Ro Hardaker (she/they) works at the blur between discursive, visual and embodied practices. Their practice is emergent, necessarily interdisciplinary and undisciplined. By deconstructing and exhausting modes of performance, Hardaker redeploys both competitive and collaborative strategies to negotiate new processual terms, bodies and sites as they are being realised.
Through movement and dialogue they stage encounters and unearth fleshy vocabularies, addressing the manners in which specific technological, social and material conditions shape, restrict and organise access.
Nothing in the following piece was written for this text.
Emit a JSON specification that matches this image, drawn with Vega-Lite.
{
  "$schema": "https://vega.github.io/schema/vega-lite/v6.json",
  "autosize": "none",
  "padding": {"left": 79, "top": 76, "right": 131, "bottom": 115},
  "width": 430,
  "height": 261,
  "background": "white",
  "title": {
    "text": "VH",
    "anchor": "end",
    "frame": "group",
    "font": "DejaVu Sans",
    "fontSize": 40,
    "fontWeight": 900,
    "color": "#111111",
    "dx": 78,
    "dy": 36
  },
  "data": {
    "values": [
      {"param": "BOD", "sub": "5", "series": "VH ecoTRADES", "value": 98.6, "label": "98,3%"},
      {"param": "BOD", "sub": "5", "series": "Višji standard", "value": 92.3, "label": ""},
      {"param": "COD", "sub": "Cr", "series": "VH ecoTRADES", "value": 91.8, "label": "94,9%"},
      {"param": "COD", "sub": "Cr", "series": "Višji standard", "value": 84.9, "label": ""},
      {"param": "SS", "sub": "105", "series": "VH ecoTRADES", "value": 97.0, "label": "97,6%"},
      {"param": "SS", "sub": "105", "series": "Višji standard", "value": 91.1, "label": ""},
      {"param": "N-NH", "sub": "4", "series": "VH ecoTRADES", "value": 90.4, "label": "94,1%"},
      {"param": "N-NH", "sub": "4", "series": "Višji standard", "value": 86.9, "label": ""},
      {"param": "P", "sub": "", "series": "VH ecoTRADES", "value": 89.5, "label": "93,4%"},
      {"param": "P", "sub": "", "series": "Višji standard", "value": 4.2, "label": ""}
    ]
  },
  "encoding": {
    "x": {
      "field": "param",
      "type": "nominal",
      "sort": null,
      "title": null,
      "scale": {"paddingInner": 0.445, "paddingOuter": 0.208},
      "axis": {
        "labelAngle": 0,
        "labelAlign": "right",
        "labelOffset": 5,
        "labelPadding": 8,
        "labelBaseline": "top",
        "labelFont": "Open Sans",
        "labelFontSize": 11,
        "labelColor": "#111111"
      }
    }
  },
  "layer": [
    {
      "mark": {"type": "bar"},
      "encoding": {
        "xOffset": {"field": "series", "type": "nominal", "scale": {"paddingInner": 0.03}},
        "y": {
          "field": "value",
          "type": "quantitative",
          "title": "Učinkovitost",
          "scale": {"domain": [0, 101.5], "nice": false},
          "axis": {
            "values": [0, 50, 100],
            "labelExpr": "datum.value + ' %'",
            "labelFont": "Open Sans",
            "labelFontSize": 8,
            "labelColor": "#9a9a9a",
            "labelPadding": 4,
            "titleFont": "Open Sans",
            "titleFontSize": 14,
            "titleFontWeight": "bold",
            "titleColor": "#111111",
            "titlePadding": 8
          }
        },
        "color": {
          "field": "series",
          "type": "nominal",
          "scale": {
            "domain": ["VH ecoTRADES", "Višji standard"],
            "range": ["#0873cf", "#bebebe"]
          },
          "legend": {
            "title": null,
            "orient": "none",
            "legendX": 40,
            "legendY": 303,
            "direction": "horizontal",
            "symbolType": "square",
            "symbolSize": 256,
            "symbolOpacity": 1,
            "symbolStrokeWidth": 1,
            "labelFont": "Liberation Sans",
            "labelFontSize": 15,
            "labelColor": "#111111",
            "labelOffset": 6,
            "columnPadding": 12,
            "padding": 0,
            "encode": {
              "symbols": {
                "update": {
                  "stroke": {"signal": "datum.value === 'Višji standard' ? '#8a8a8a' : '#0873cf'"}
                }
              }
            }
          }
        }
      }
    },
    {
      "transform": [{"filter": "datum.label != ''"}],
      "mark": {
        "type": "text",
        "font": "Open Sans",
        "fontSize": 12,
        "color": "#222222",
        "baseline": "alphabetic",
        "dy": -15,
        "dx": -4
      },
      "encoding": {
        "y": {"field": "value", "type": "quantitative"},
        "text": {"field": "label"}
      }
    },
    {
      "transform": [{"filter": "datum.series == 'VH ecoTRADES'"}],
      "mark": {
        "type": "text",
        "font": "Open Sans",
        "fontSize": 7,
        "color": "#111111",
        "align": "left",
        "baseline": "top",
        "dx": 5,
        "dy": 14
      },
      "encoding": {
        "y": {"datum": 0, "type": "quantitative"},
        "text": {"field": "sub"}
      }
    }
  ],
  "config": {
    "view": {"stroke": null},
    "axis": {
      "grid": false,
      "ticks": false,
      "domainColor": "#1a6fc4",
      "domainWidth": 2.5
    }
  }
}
In the absence of their live work they provide texts, conversations, videos and objects which layer or complicate other ways of viewing their work.
Hardaker has an MA in Contemporary Art Practice and has presented working nationally and internationally at SPILL Festival of Performance 2014 and 2015 (UK), The Leeds Playhouse (UK), Tate Modern (UK), Queer City Cinema and Performatorium (CA), Uppsala Konst Museum (SE), PAGE: Assembly (FR), Yonder Gallery (UK) and ] Performance s p a c e [ (UK). They are currently based in Leeds, UK.
Matt Kennedy (he/him) is a doctoral candidate in the area of trans studies, a poet and a boxer. He is the recipient of the Irish research council employment-based PhD scholarship. In the last 5 years, he has received his undergraduate degree in History and English from University College Cork and his Gender Studies master’s degree from University College Dublin.
He is currently employed in BeLonG To, Ireland’s National LGBTI+ youth service as the organisation’s policy and research officer as well as completing his PhD on transnormativity and young trans men’s everyday lifeworlds in the School of Social Work, Social Policy and Social Justice, University College Dublin.
His research areas and interests include trans studies, queer studies, autoethnography, popular culture, feminist theory, gender studies, archival studies, sport and masculinities. His writing can be found in the Irish University Review, Fruit Journal and a handful of zines.